Abstract

The last ten years have seen a remarkable rise in the number of art and dance degree programs in universities worldwide. This essay originates in my experience of having taught for three years (2019–2022) on an ad-hoc basis at one such program in a private Indian university. I describe some of my pedagogic methodologies and creative teaching experiments devised during my tenure and that were dedicated to questions of space and multimedia in dance and performance research. I examine how these methodologies and experiments were not just creative in nature but also triggered by: a. the output- driven approach of private-university systems, and b. the precarity of my own status as an adjunct teaching faculty and a “contemporary”—by which I mean non- classical, non-traditional—dancer in the Indian context. Dance scholar Janet O’Shea, in her essay Decolonising the Curriculum?

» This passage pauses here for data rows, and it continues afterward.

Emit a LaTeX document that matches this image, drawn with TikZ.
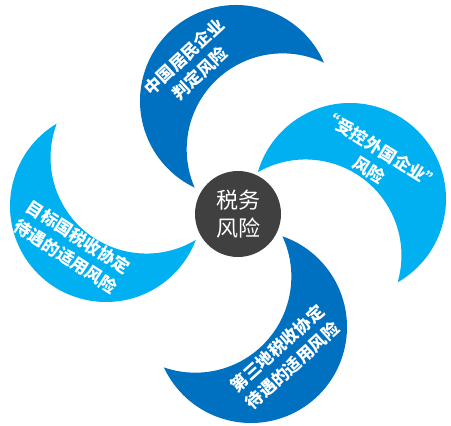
\documentclass[tikz,border=0pt]{standalone}
\usepackage{fontspec}
\newfontfamily\cjk{Noto Sans CJK SC}
\definecolor{darkblue}{HTML}{0070C0}
\definecolor{lightblue}{HTML}{00B0F0}
\definecolor{darkgrey}{HTML}{404040}

\begin{document}
\begin{tikzpicture}[
  x=1pt,y=1pt,
  lbl/.style={text=white, align=center, font=\cjk\bfseries\fontsize{17}{23}\selectfont},
  hub/.style={circle, fill=darkgrey, minimum size=86pt, inner sep=0pt, align=center, text=white, font=\cjk\fontsize{22}{28}\selectfont}
]
\useasboundingbox (0,0) rectangle (451,426);

% crescents: outer arc from tip to tip, back along the inner arc
\foreach \ox/\oy/\phi/\al/\col in {236/325/-46/69.5/darkblue, 350/227/231.75/68/lightblue, 251/99/137.9/67/darkblue, 106/220/50.1/70.8/lightblue}{
  \fill[\col] (\ox,\oy) ++(\phi+\al:96) arc[start angle=\phi+\al, end angle=\phi-\al+360, radius=96]
    arc[start angle=\phi+180+\al, end angle=\phi+180-\al, radius=96] -- cycle;
}

\node[hub] (risk) at (238,212) {税务\\风险};

\node[lbl, rotate=43] (resident) at (192,361) {中国居民企业\\判定风险};
\node[lbl, rotate=-32] (cfc) at (375,266) {“受控外国企业”\\风险};
\node[lbl, rotate=42] (third) at (285,69) {第三地税收协定\\待遇的适用风险};
\node[lbl, rotate=-33] (target) at (72,179) {目标国税收协定\\待遇的适用风险};
\end{tikzpicture}
\end{document}
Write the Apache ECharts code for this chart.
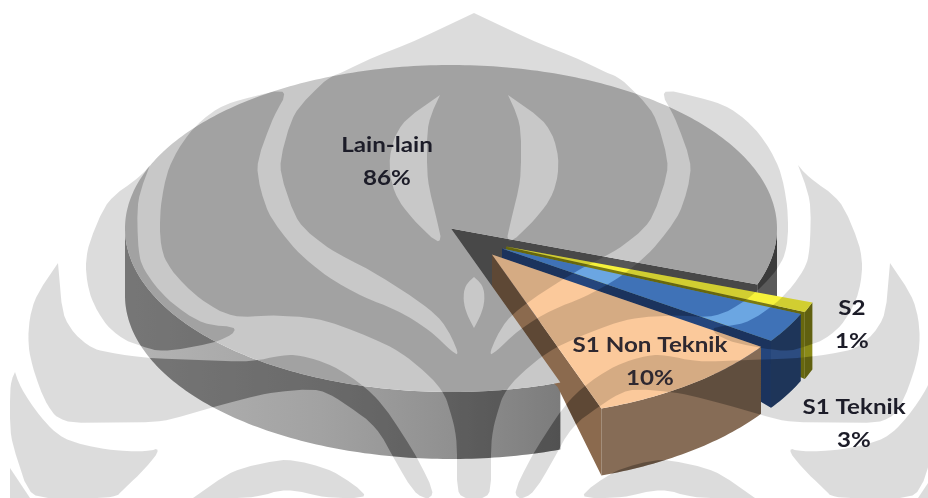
<!DOCTYPE html>
<html>
<head>
<meta charset="utf-8">
<style>html,body{margin:0;padding:0;background:#fff}#chart{width:928px;height:498px}</style>
<script src="https://cdn.jsdelivr.net/npm/echarts@6/dist/echarts.min.js"></script>
</head>
<body>
<div id="chart"></div>
<script>
// Education share, drawn back to front
const categories = ['Lain-lain', 'S2', 'S1 Teknik', 'S1 Non Teknik'];
const shareValues = [86, 1, 3, 10];

// Pie geometry
const pieCenter = [451, 228.5];
const pieRadius = [326, 163.5];
const pieDepth = 67;
const firstSliceStartDeg = 70.4;
const sliceShift = [[0, 0], [55, 18], [51, 20], [41, 26]];

const wallGray = {
  type: 'linear', x: 125, y: 0, x2: 560, y2: 0, global: true,
  colorStops: [
    { offset: 0, color: '#b4b4b4' },
    { offset: 0.45, color: '#a2a2a2' },
    { offset: 0.75, color: '#909090' },
    { offset: 1, color: '#7c7c7c' }
  ]
};
const sliceLook = [
  { top: '#c8c8c8', wall: wallGray, backWall: '#5a5a5a', cut: '#565656', topInk: 'rgba(0,0,0,0.19)', wallInk: 'rgba(0,0,0,0.34)', cutInk: 'rgba(0,0,0,0.16)' },
  { top: '#f6f23a', wall: '#8a8a18', backWall: '#8a8a18', cut: '#7a7a10', topInk: 'rgba(0,0,0,0.15)', wallInk: 'rgba(0,0,0,0.3)', cutInk: 'rgba(0,0,0,0.15)' },
  { top: '#6ba6e2', wall: '#2c4c80', backWall: '#2c4c80', cut: '#24457c', topInk: 'rgba(10,50,130,0.45)', wallInk: 'rgba(0,0,0,0.3)', cutInk: 'rgba(0,0,0,0.25)' },
  { top: '#fbc99b', wall: '#866c56', backWall: '#866c56', cut: '#8b6a4e', topInk: 'rgba(0,0,0,0.15)', wallInk: 'rgba(0,0,0,0.28)', cutInk: 'rgba(0,0,0,0.32)' }
];
const paperInk = 'rgba(0,0,0,0.137)';

// Label centres and text colour
const labelCenters = [[387, 162], [852, 325], [854, 424], [650, 362]];
const labelInk = ['#1c1c28', '#1c1c28', '#1c1c28', '#2e2830'];
const labelStretch = 1.15;

// Background emblem, left half; the right half is its reflection about emblemAxis
const emblemAxis = 474;
const flameOutline = [
  [474, 13], [417, 40], [367, 60], [341, 73], [327, 78], [293, 113], [278, 167], [297, 223],
  [330, 250], [370, 270], [413, 297], [443, 320], [460, 355], [453, 353], [430, 330], [397, 310],
  [363, 297], [327, 277], [295, 250], [267, 213], [255, 167], [273, 117], [290, 88], [250, 97],
  [217, 107], [188, 133], [168, 167], [160, 207], [160, 247], [170, 270], [200, 300], [233, 318],
  [270, 315], [317, 318], [347, 328], [393, 347], [420, 367], [443, 390], [450, 410], [457, 437],
  [457, 498], [474, 498]
];
const flameDrop = [[474, 328], [467, 315], [463, 300], [465, 285], [474, 277]];
const flameCrescent = [
  [440, 95], [427, 123], [427, 180], [437, 220], [443, 248], [413, 220], [393, 193], [388, 157],
  [400, 123], [440, 95]
];
const emblemSideLeaf = [
  [150, 165], [137, 200], [138, 250], [143, 270], [167, 300], [203, 325], [242, 327], [220, 342],
  [163, 352], [143, 347], [117, 337], [97, 313], [86, 283], [86, 250], [107, 200], [140, 177], [150, 165]
];
const emblemLowerLeaf = [
  [58, 263], [63, 320], [87, 347], [110, 353], [147, 358], [250, 362], [283, 355], [300, 355],
  [333, 365], [367, 388], [387, 410], [417, 457], [437, 498], [417, 498], [393, 457], [377, 427],
  [350, 407], [320, 388], [267, 393], [213, 407], [163, 422], [63, 423], [47, 407], [32, 367],
  [27, 337], [33, 300], [58, 263]
];
const emblemOuterLeaf = [
  [15, 372], [20, 387], [40, 417], [63, 440], [107, 450], [147, 452], [162, 447], [147, 467],
  [123, 490], [115, 498], [30, 498], [10, 437], [10, 383], [15, 372]
];
const emblemCornerLeaf = [[10, 468], [30, 498], [10, 498], [10, 468]];
const emblemArch = [
  [193, 498], [233, 470], [287, 458], [333, 470], [372, 498], [325, 498], [287, 488], [255, 498], [193, 498]
];

// Softens the corners of an open outline by cutting each one a few pixels back
function softened(points, cut, passes) {
  let pts = points;
  for (let n = 0; n < passes; n++) {
    const out = [pts[0]];
    for (let i = 1; i < pts.length - 1; i++) {
      const [px, py] = pts[i - 1], [x, y] = pts[i], [nx, ny] = pts[i + 1];
      const a = Math.min(cut, Math.hypot(x - px, y - py) * 0.3) / Math.hypot(x - px, y - py);
      const b = Math.min(cut, Math.hypot(nx - x, ny - y) * 0.3) / Math.hypot(nx - x, ny - y);
      out.push([x + (px - x) * a, y + (py - y) * a], [x + (nx - x) * b, y + (ny - y) * b]);
    }
    out.push(pts[pts.length - 1]);
    pts = out;
  }
  return pts;
}

// The flame carries two cut-outs, reached along the axis so one outline can hold them
const emblemFlame = softened(flameOutline, 9, 2)
  .concat(softened(flameDrop, 4, 2))
  .concat([[474, 95]])
  .concat(softened(flameCrescent, 9, 2))
  .concat([[474, 95]]);

const emblemHalves = [
  emblemFlame,
  softened(emblemSideLeaf, 9, 2),
  softened(emblemLowerLeaf, 9, 2),
  softened(emblemOuterLeaf, 9, 2),
  emblemCornerLeaf,
  softened(emblemArch, 9, 2)
];

const reflect = pts => pts.map(p => [2 * emblemAxis - p[0], p[1]]);
const emblemShapes = emblemHalves.concat(emblemHalves.map(reflect));

function emblemElements(ink) {
  return emblemShapes.map(points => ({
    type: 'polygon',
    shape: { points },
    style: { fill: ink },
    silent: true
  }));
}

// One shaded face: the filled polygon, then the emblem printed on it and clipped to it
function face(points, fill, ink) {
  return {
    type: 'group',
    children: [
      { type: 'polygon', shape: { points }, style: { fill } },
      {
        type: 'group',
        clipPath: { type: 'polygon', shape: { points } },
        children: emblemElements(ink)
      }
    ]
  };
}

function rimPoint(cx, cy, deg) {
  const a = deg * Math.PI / 180;
  return [cx + pieRadius[0] * Math.cos(a), cy + pieRadius[1] * Math.sin(a)];
}

function arc(cx, cy, from, to) {
  const pts = [];
  for (let d = from; d < to; d += 1) pts.push(rimPoint(cx, cy, d));
  pts.push(rimPoint(cx, cy, to));
  return pts;
}

function wallFrom(cx, cy, from, to) {
  const rim = arc(cx, cy, from, to);
  const lower = rim.map(p => [p[0], p[1] + pieDepth]).reverse();
  return rim.concat(lower);
}

const total = shareValues.reduce((a, b) => a + b, 0);

function sliceFrame(i, value) {
  let start = firstSliceStartDeg;
  for (let k = 0; k < i; k++) start += shareValues[k] / total * 360;
  return {
    start,
    end: start + value / total * 360,
    cx: pieCenter[0] + sliceShift[i][0],
    cy: pieCenter[1] + sliceShift[i][1],
    look: sliceLook[i]
  };
}

function topFace(f) {
  return face([[f.cx, f.cy]].concat(arc(f.cx, f.cy, f.start, f.end)), f.look.top, f.look.topInk);
}

function renderSlice(params, api) {
  const i = api.value(0);
  const f = sliceFrame(i, api.value(1));
  const { start, end, cx, cy, look } = f;
  const children = [];

  // Rim wall: only the part of the rim that faces the viewer
  if (start < 180) {
    children.push(face(wallFrom(cx, cy, start, Math.min(end, 180)), look.wall, look.wallInk));
  }
  if (end > 360) {
    children.push(face(wallFrom(cx, cy, Math.max(start, 360), end), look.backWall, look.wallInk));
  }
  // Cut wall along the closing radius, seen when it faces downward; its far edge runs
  // from the rim's foot towards the apex and ends under the large slice's top
  const endRim = rimPoint(cx, cy, end);
  if (Math.cos(end * Math.PI / 180) > 0) {
    const foot = [endRim[0], endRim[1] + pieDepth];
    const bend = [cx + (foot[0] - cx) * 0.6, cy + (foot[1] - cy) * 0.6];
    children.push(face([[cx, cy], endRim, foot, bend, [cx, cy + pieDepth]], look.cut, look.cutInk));
  }
  // Top surface; the large slice's top goes on last, over the others' walls
  if (i > 0) children.push(topFace(f));
  return { type: 'group', children };
}

function renderLargeTop(params, api) {
  return { type: 'group', children: [topFace(sliceFrame(api.value(0), api.value(1)))] };
}

function renderLabel(params, api) {
  const i = api.value(0);
  return {
    type: 'text',
    x: labelCenters[i][0],
    y: labelCenters[i][1],
    scaleX: labelStretch,
    style: {
      text: categories[i] + '\n' + api.value(1) + '%',
      font: 'bold 21px Lato',
      fill: labelInk[i],
      align: 'center',
      verticalAlign: 'middle',
      lineHeight: 33
    }
  };
}

const rows = shareValues.map((v, i) => [i, v]);
const layer = (data, renderItem) => ({
  type: 'custom',
  coordinateSystem: 'none',
  silent: true,
  clip: false,
  data,
  renderItem
});

const chart = echarts.init(document.getElementById('chart'), null, { renderer: 'canvas' });
chart.setOption({
  animation: false,
  backgroundColor: '#ffffff',
  series: [
    layer([[0]], () => ({ type: 'group', children: emblemElements(paperInk) })),
    layer(rows, renderSlice),
    layer(rows.slice(0, 1), renderLargeTop),
    layer(rows, renderLabel)
  ]
});
</script>
</body>
</html>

Unsettling Possibilities for Performance Training, critiques the structure of the university as both “colonial and corporate” (750), and points at its links with the “precarity of neoliberalism” (750). I resonate with O’Shea’s position and acknowledge the neocolonial and neoliberal tendencies of private universities in India that idolize Euro-American university models in their approach to higher education. However, I also argue that these universities, with their advocacy for the interdisciplinary and transdisciplinary forms of research, mostly aimed at claiming the “cutting-edge” in the liberal art and education industry, inadvertently generate scope for upsetting the traditional hierarchies and trajectories of dance pedagogy and challenging the exclusive notion of dance itself.